__Directions for this task__
The lines from the top of the material below through the line containing "const leakRho08 = leakRho0;" are to be printed exactly, with pictures omitted.

-- Start of Material --

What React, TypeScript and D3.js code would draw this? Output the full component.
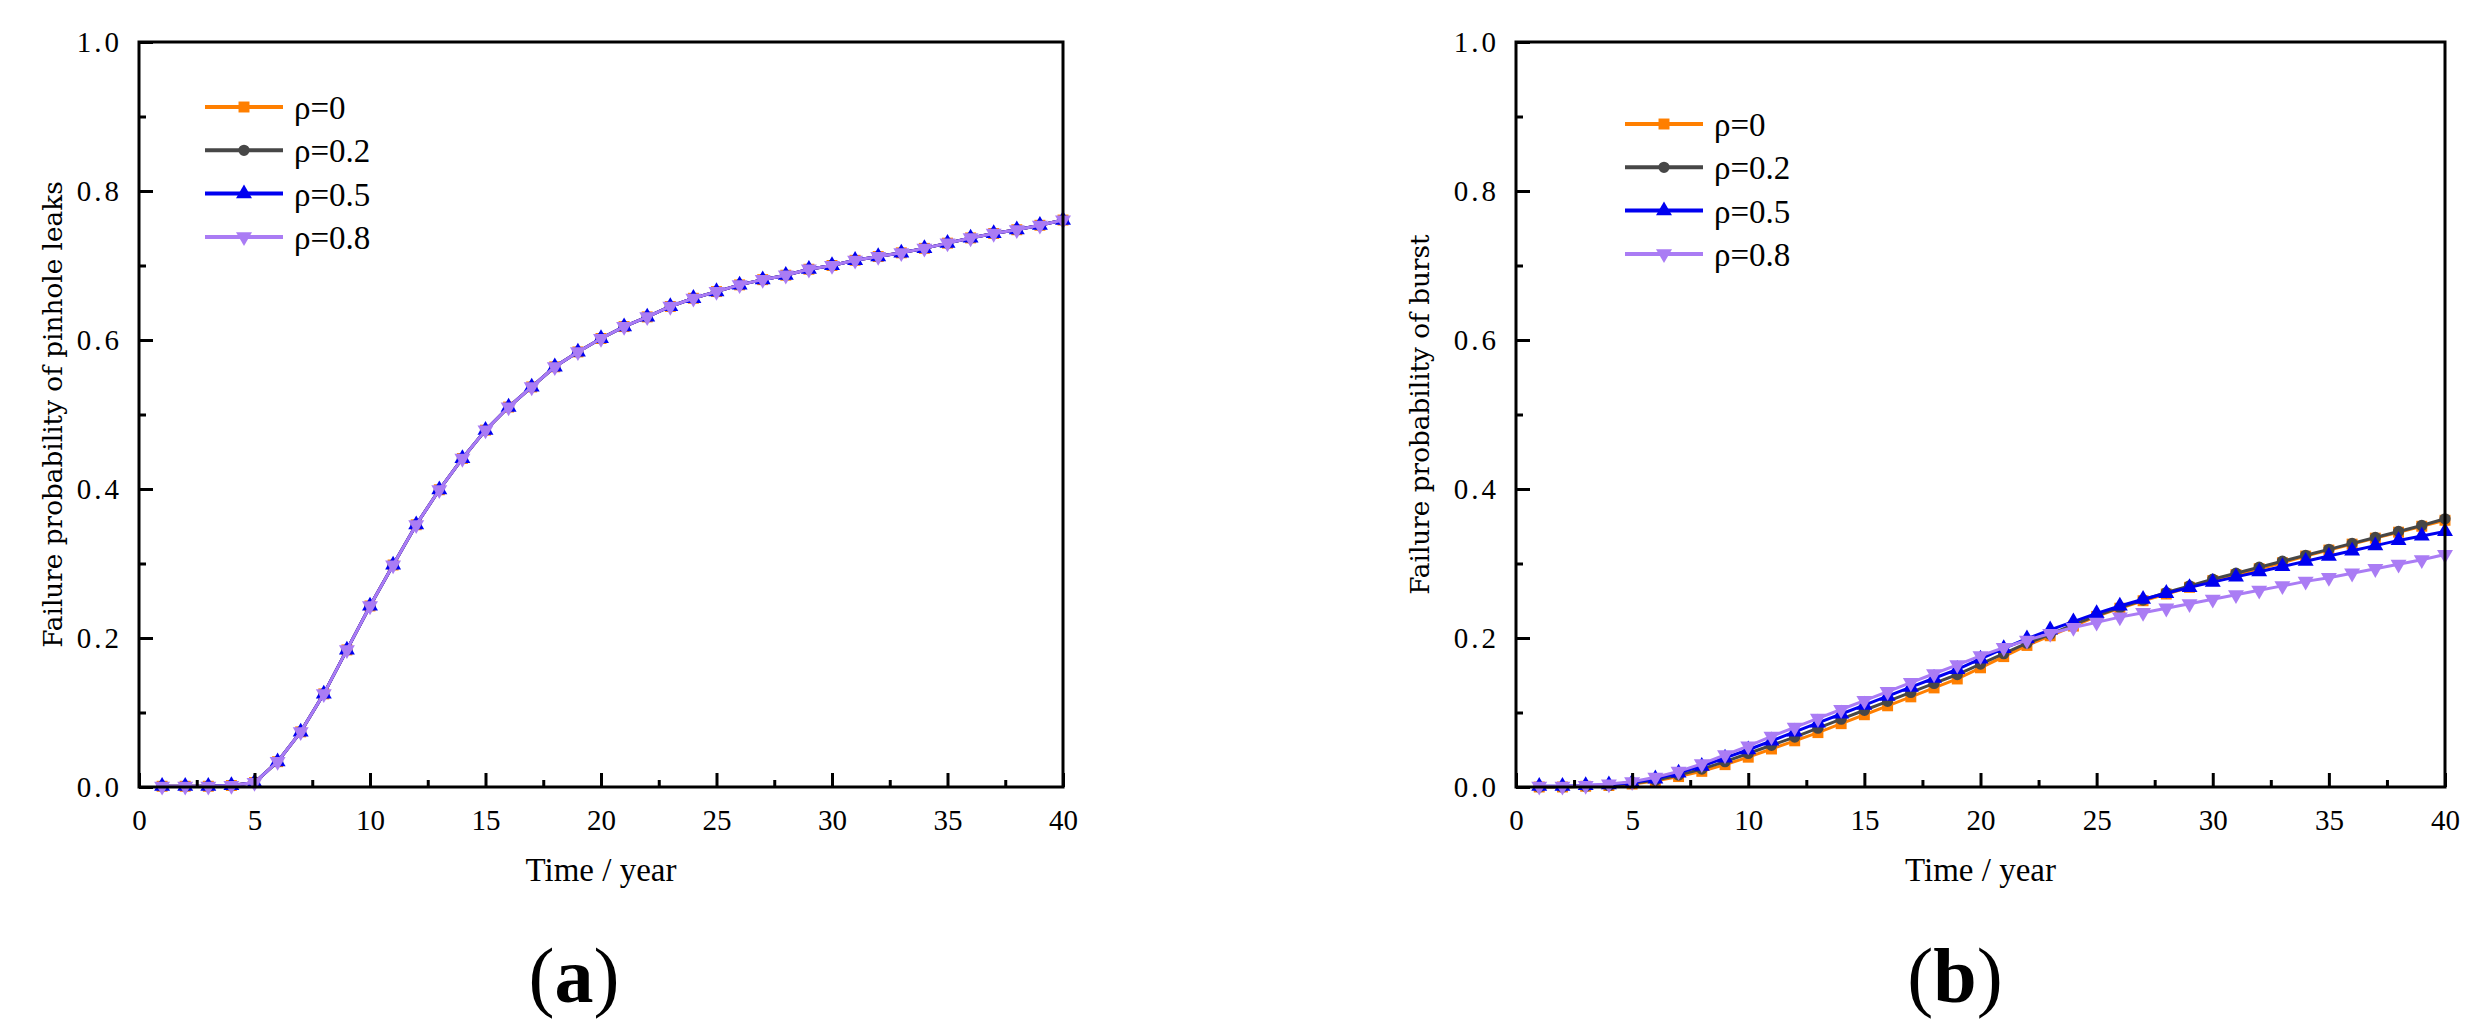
import * as d3 from "d3";
import { useEffect, useRef } from "react";

// time axis, years 1..40
const years = [
  1, 2, 3, 4, 5, 6, 7, 8, 9, 10, 11, 12, 13, 14, 15, 16, 17, 18, 19, 20,
  21, 22, 23, 24, 25, 26, 27, 28, 29, 30, 31, 32, 33, 34, 35, 36, 37, 38, 39, 40,
];

const rhoLabels = ["ρ=0", "ρ=0.2", "ρ=0.5", "ρ=0.8"];

// (a) pinhole leaks - all four correlation cases lie on one curve
const leakRho0 = [
  0.001, 0.001, 0.001, 0.002, 0.006, 0.034, 0.074, 0.125, 0.184, 0.243,
  0.298, 0.352, 0.399, 0.441, 0.479, 0.510, 0.537, 0.564, 0.584, 0.602,
  0.618, 0.631, 0.645, 0.656, 0.665, 0.674, 0.681, 0.687, 0.695, 0.700,
  0.707, 0.712, 0.717, 0.723, 0.730, 0.737, 0.743, 0.748, 0.754, 0.761,
];
const leakRho02 = leakRho0;
const leakRho05 = leakRho0;
const leakRho08 = leakRho0;

// (b) burst
const burstRho0 = [
  0.000, 0.000, 0.001, 0.002, 0.004, 0.008, 0.014, 0.021, 0.030, 0.040,
  0.051, 0.062, 0.073, 0.085, 0.097, 0.109, 0.121, 0.133, 0.145, 0.160,
  0.175, 0.190, 0.203, 0.216, 0.229, 0.240, 0.250, 0.259, 0.268, 0.277,
  0.285, 0.293, 0.301, 0.310, 0.318, 0.326, 0.334, 0.342, 0.350, 0.358,
];
const burstRho02 = [
  0.000, 0.000, 0.001, 0.002, 0.005, 0.009, 0.016, 0.024, 0.034, 0.045,
  0.056, 0.067, 0.079, 0.091, 0.103, 0.115, 0.127, 0.139, 0.151, 0.165,
  0.179, 0.193, 0.205, 0.218, 0.230, 0.241, 0.251, 0.261, 0.270, 0.279,
  0.287, 0.295, 0.303, 0.311, 0.319, 0.327, 0.335, 0.343, 0.351, 0.360,
];
const burstRho05 = [
  0.001, 0.001, 0.002, 0.003, 0.006, 0.011, 0.019, 0.028, 0.039, 0.050,
  0.062, 0.074, 0.086, 0.098, 0.110, 0.122, 0.134, 0.146, 0.158, 0.172,
  0.186, 0.199, 0.211, 0.222, 0.233, 0.243, 0.252, 0.260, 0.268, 0.275,
  0.282, 0.289, 0.296, 0.303, 0.310, 0.317, 0.324, 0.331, 0.337, 0.343,
];
const burstRho08 = [
  0.001, 0.001, 0.002, 0.004, 0.007, 0.013, 0.021, 0.031, 0.043, 0.055,
  0.068, 0.080, 0.092, 0.104, 0.116, 0.128, 0.140, 0.152, 0.164, 0.176,
  0.187, 0.197, 0.206, 0.214, 0.221, 0.228, 0.234, 0.240, 0.246, 0.252,
  0.258, 0.264, 0.270, 0.276, 0.281, 0.287, 0.293, 0.299, 0.305, 0.312,
];

const xMajorTicks = [0, 5, 10, 15, 20, 25, 30, 35, 40];
const xMinorTicks = [2.5, 7.5, 12.5, 17.5, 22.5, 27.5, 32.5, 37.5];
const yMajorTicks = [0, 0.2, 0.4, 0.6, 0.8, 1.0];
const yMinorTicks = [0.1, 0.3, 0.5, 0.7, 0.9];

const colors = ["#ff7f00", "#474747", "#0000f0", "#aa7cf4"];
const symbols = [d3.symbolSquare, d3.symbolCircle, d3.symbolTriangle, d3.symbolTriangle];
const symbolSizes = [120, 100, 110, 110];
const flipped = [false, false, false, true];

const serif = "'Liberation Serif', 'Times New Roman', serif";

type Panel = {
  left: number;
  right: number;
  top: number;
  bottom: number;
  series: number[][];
  yTitle: string;
  yTitleX: number;
  legendX: number;
  legendY: number;
  tag: string;
  tagX: number;
};

function drawPanel(svg: d3.Selection<SVGSVGElement, unknown, null, undefined>, p: Panel) {
  const x = d3.scaleLinear([0, 40], [p.left, p.right]);
  const y = d3.scaleLinear([0, 1], [p.bottom, p.top]);
  const g = svg.append("g");

  // series
  p.series.forEach((values, k) => {
    const line = d3.line<number>((d, i) => x(years[i]), d => y(d));
    g.append("path")
      .attr("d", line(values))
      .attr("fill", "none")
      .attr("stroke", colors[k])
      .attr("stroke-width", 3);
    const sym = d3.symbol(symbols[k], symbolSizes[k])();
    g.append("g")
      .selectAll("path")
      .data(values)
      .join("path")
      .attr("transform", (d, i) => `translate(${x(years[i])},${y(d)})${flipped[k] ? " rotate(180)" : ""}`)
      .attr("d", sym)
      .attr("fill", colors[k]);
  });

  // x axis
  const xAxis = g.append("g").attr("transform", `translate(0,${p.bottom})`);
  xAxis.call(d3.axisBottom(x).tickValues(xMajorTicks).tickSize(-14).tickPadding(22).tickFormat(d3.format("d")));
  xAxis.append("g").call(d3.axisBottom(x).tickValues(xMinorTicks).tickSize(-7).tickFormat(() => ""));

  // y axis
  const yAxis = g.append("g").attr("transform", `translate(${p.left},0)`);
  yAxis.call(d3.axisLeft(y).tickValues(yMajorTicks).tickSize(-14).tickPadding(17).tickFormat(d3.format(".1f")));
  yAxis.append("g").call(d3.axisLeft(y).tickValues(yMinorTicks).tickSize(-7).tickFormat(() => ""));

  g.selectAll(".domain").remove();
  g.selectAll(".tick line").attr("stroke", "#000").attr("stroke-width", 3);
  xAxis.attr("font-family", serif);
  yAxis.attr("font-family", serif);
  xAxis.selectAll("text").attr("font-family", serif).attr("font-size", 29).attr("fill", "#000");
  yAxis.selectAll("text").attr("font-family", serif).attr("font-size", 29).attr("fill", "#000")
    .attr("letter-spacing", 3);

  // frame
  g.append("rect")
    .attr("x", p.left)
    .attr("y", p.top)
    .attr("width", p.right - p.left)
    .attr("height", p.bottom - p.top)
    .attr("fill", "none")
    .attr("stroke", "#000")
    .attr("stroke-width", 3);

  // titles
  g.append("text")
    .attr("x", (p.left + p.right) / 2)
    .attr("y", 881)
    .attr("text-anchor", "middle")
    .attr("font-family", serif)
    .attr("font-size", 33)
    .text("Time / year");

  const cy = (p.top + p.bottom) / 2;
  g.append("text")
    .attr("transform", `translate(${p.yTitleX},${cy}) rotate(-90)`)
    .attr("text-anchor", "middle")
    .attr("dominant-baseline", "central")
    .attr("font-family", "'DejaVu Serif', serif")
    .attr("font-size", 26.3)
    .text(p.yTitle);

  // legend
  rhoLabels.forEach((lab, k) => {
    const ly = p.legendY + k * 43.3;
    const lg = g.append("g");
    lg.append("line")
      .attr("x1", p.legendX)
      .attr("x2", p.legendX + 78)
      .attr("y1", ly)
      .attr("y2", ly)
      .attr("stroke", colors[k])
      .attr("stroke-width", 4);
    lg.append("path")
      .attr("transform", `translate(${p.legendX + 39},${ly})${flipped[k] ? " rotate(180)" : ""}`)
      .attr("d", d3.symbol(symbols[k], symbolSizes[k])())
      .attr("fill", colors[k]);
    lg.append("text")
      .attr("x", p.legendX + 89)
      .attr("y", ly + 12)
      .attr("font-family", serif)
      .attr("font-size", 33)
      .text(lab);
  });

  // panel tag
  const t = g.append("text")
    .attr("x", p.tagX)
    .attr("y", 1002)
    .attr("text-anchor", "middle")
    .attr("font-family", serif)
    .attr("font-size", 78);
  t.append("tspan").text("(");
  t.append("tspan").attr("font-weight", "bold").text(p.tag);
  t.append("tspan").text(")");
}

export default function App() {
  const width = 2477;
  const height = 1034;
  const svgRef = useRef<SVGSVGElement>(null);

  useEffect(() => {
    const svgEl = d3.select(svgRef.current);
    svgEl.selectAll("*").remove();

    drawPanel(svgEl as any, {
      left: 139, right: 1063, top: 42, bottom: 787,
      series: [leakRho0, leakRho02, leakRho05, leakRho08],
      yTitle: "Failure probability of pinhole leaks",
      yTitleX: 53,
      legendX: 205, legendY: 107,
      tag: "a", tagX: 574,
    });

    drawPanel(svgEl as any, {
      left: 1516, right: 2445, top: 42, bottom: 787,
      series: [burstRho0, burstRho02, burstRho05, burstRho08],
      yTitle: "Failure probability of burst",
      yTitleX: 1420,
      legendX: 1625, legendY: 124,
      tag: "b", tagX: 1955,
    });
  }, []);

  return (
    <svg
      ref={svgRef}
      width={width}
      height={height}
      style={{ position: "absolute", left: 0, top: 0, background: "#fff" }}
      xmlns="http://www.w3.org/2000/svg"
    />
  );
}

-- End of Material --

__Answer for the task__
What React, TypeScript and D3.js code would draw this? Output the full component.
import * as d3 from "d3";
import { useEffect, useRef } from "react";

// time axis, years 1..40
const years = [
  1, 2, 3, 4, 5, 6, 7, 8, 9, 10, 11, 12, 13, 14, 15, 16, 17, 18, 19, 20,
  21, 22, 23, 24, 25, 26, 27, 28, 29, 30, 31, 32, 33, 34, 35, 36, 37, 38, 39, 40,
];

const rhoLabels = ["ρ=0", "ρ=0.2", "ρ=0.5", "ρ=0.8"];

// (a) pinhole leaks - all four correlation cases lie on one curve
const leakRho0 = [
  0.001, 0.001, 0.001, 0.002, 0.006, 0.034, 0.074, 0.125, 0.184, 0.243,
  0.298, 0.352, 0.399, 0.441, 0.479, 0.510, 0.537, 0.564, 0.584, 0.602,
  0.618, 0.631, 0.645, 0.656, 0.665, 0.674, 0.681, 0.687, 0.695, 0.700,
  0.707, 0.712, 0.717, 0.723, 0.730, 0.737, 0.743, 0.748, 0.754, 0.761,
];
const leakRho02 = leakRho0;
const leakRho05 = leakRho0;
const leakRho08 = leakRho0;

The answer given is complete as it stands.